* start Record extracts *

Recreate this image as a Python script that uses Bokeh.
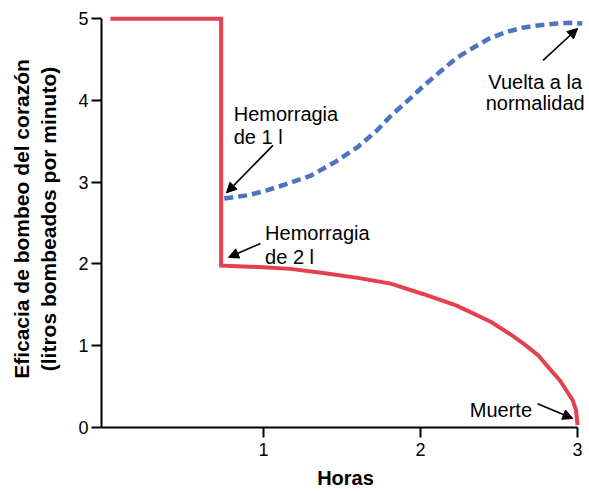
from bokeh.plotting import figure
from bokeh.models import Range1d, FixedTicker, Arrow, NormalHead
from bokeh.core.properties import value
from bokeh.embed import file_html
from bokeh.resources import INLINE

# --- data ---
red_x = [0.025, 0.73, 0.73, 0.87, 1.0, 1.17, 1.38, 1.60, 1.81, 2.02, 2.23, 2.45, 2.58, 2.66, 2.75, 2.83, 2.89, 2.93, 2.97, 2.99, 3.0]
red_y = [5.0, 5.0, 1.98, 1.97, 1.96, 1.94, 1.89, 1.83, 1.76, 1.63, 1.49, 1.29, 1.13, 1.02, 0.88, 0.70, 0.57, 0.45, 0.33, 0.21, 0.03]

blue_x = [0.75, 0.90, 1.02, 1.15, 1.30, 1.45, 1.60, 1.72, 1.81, 1.92, 2.02, 2.13, 2.23, 2.34, 2.44, 2.55, 2.65, 2.76, 2.87, 2.95, 3.03]
blue_y = [2.80, 2.84, 2.90, 2.98, 3.08, 3.24, 3.43, 3.63, 3.81, 4.00, 4.18, 4.36, 4.52, 4.65, 4.76, 4.84, 4.89, 4.92, 4.94, 4.95, 4.94]

x_ticks = [1, 2, 3]
y_ticks = [0, 1, 2, 3, 4, 5]
x_label = "Horas"
y_label = "Eficacia de bombeo del corazón\n(litros bombeados por minuto)"

FONT = "Liberation Sans"

p = figure(width=589, height=492, output_backend="svg", toolbar_location=None,
           x_range=Range1d(-0.032, 3.076), y_range=Range1d(0, 5.1),
           min_border_left=101, min_border_right=0, min_border_top=10, min_border_bottom=65)
p.outline_line_color = None
p.xgrid.visible = False
p.ygrid.visible = False
p.background_fill_color = "white"

RED = "#e4404f"
BLUE = "#4d74c0"

p.line(blue_x, blue_y, line_color=BLUE, line_width=4.5, line_dash="9 5")
p.line(red_x, red_y, line_color=RED, line_width=4, line_join="miter")

# axes
for ax in (p.xaxis[0], p.yaxis[0]):
    ax.axis_line_width = 2
    ax.axis_line_color = "black"
    ax.major_tick_line_width = 2
    ax.major_tick_out = 10
    ax.major_tick_in = 0
    ax.minor_tick_out = 0
    ax.minor_tick_in = 0
    ax.major_label_text_font = FONT
    ax.major_label_text_font_size = "18px"
    ax.major_label_text_color = "black"
    ax.axis_label_text_font = FONT
    ax.axis_label_text_font_style = "bold"
    ax.axis_label_text_color = "black"

p.xaxis.ticker = FixedTicker(ticks=x_ticks)
p.yaxis.ticker = FixedTicker(ticks=y_ticks)
p.xaxis.bounds = (-0.032, 3)
p.yaxis.bounds = (0, 5)
p.xaxis.axis_label = x_label
p.yaxis.axis_label = y_label
p.xaxis.axis_label_text_font_size = "20px"
p.yaxis.axis_label_text_font_size = "21px"
p.xaxis.major_label_standoff = 5
p.yaxis.major_label_standoff = 3
p.xaxis.axis_label_standoff = 8
p.yaxis.axis_label_standoff = 15

# annotations
ann_x = [0.81, 0.81, 1.01, 1.01, 2.73, 2.73]
ann_y = [3.84, 3.55, 2.38, 2.09, 4.22, 3.97]
ann_t = ["Hemorragia", "de 1 l", "Hemorragia", "de 2 l", "Vuelta a la", "normalidad"]
ann_align = ["left", "left", "left", "left", "center", "center"]
p.text(x=ann_x, y=ann_y, text=ann_t, text_align=ann_align, text_baseline="alphabetic",
       text_font=value(FONT), text_font_size="20px", text_color="black")
p.text(x=[2.71], y=[0.21], text=["Muerte"], text_align="right", text_baseline="alphabetic",
       text_font=value(FONT), text_font_size="20px", text_color="black")

arrows = [
    (1.06, 3.45, 0.764, 2.87),
    (0.98, 2.25, 0.777, 2.08),
    (2.78, 4.49, 3.0, 4.88),
    (2.745, 0.29, 2.97, 0.11),
]
for xs, ys, xe, ye in arrows:
    p.add_layout(Arrow(x_start=xs, y_start=ys, x_end=xe, y_end=ye, line_width=1.6,
                       line_color="black",
                       end=NormalHead(size=10, fill_color="black", line_color="black", line_width=1)))

open("out.html", "w").write(file_html(p, INLINE))
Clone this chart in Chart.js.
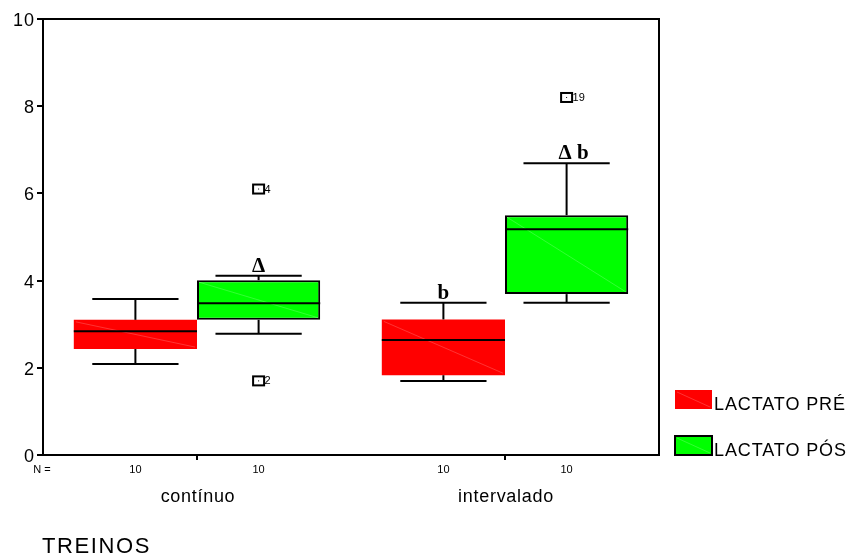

* end Record extracts *

Using the records above, pull out each line where the word "this" occurs.

Recreate this image as a Python script that uses Bokeh.
Clone this chart in Chart.js.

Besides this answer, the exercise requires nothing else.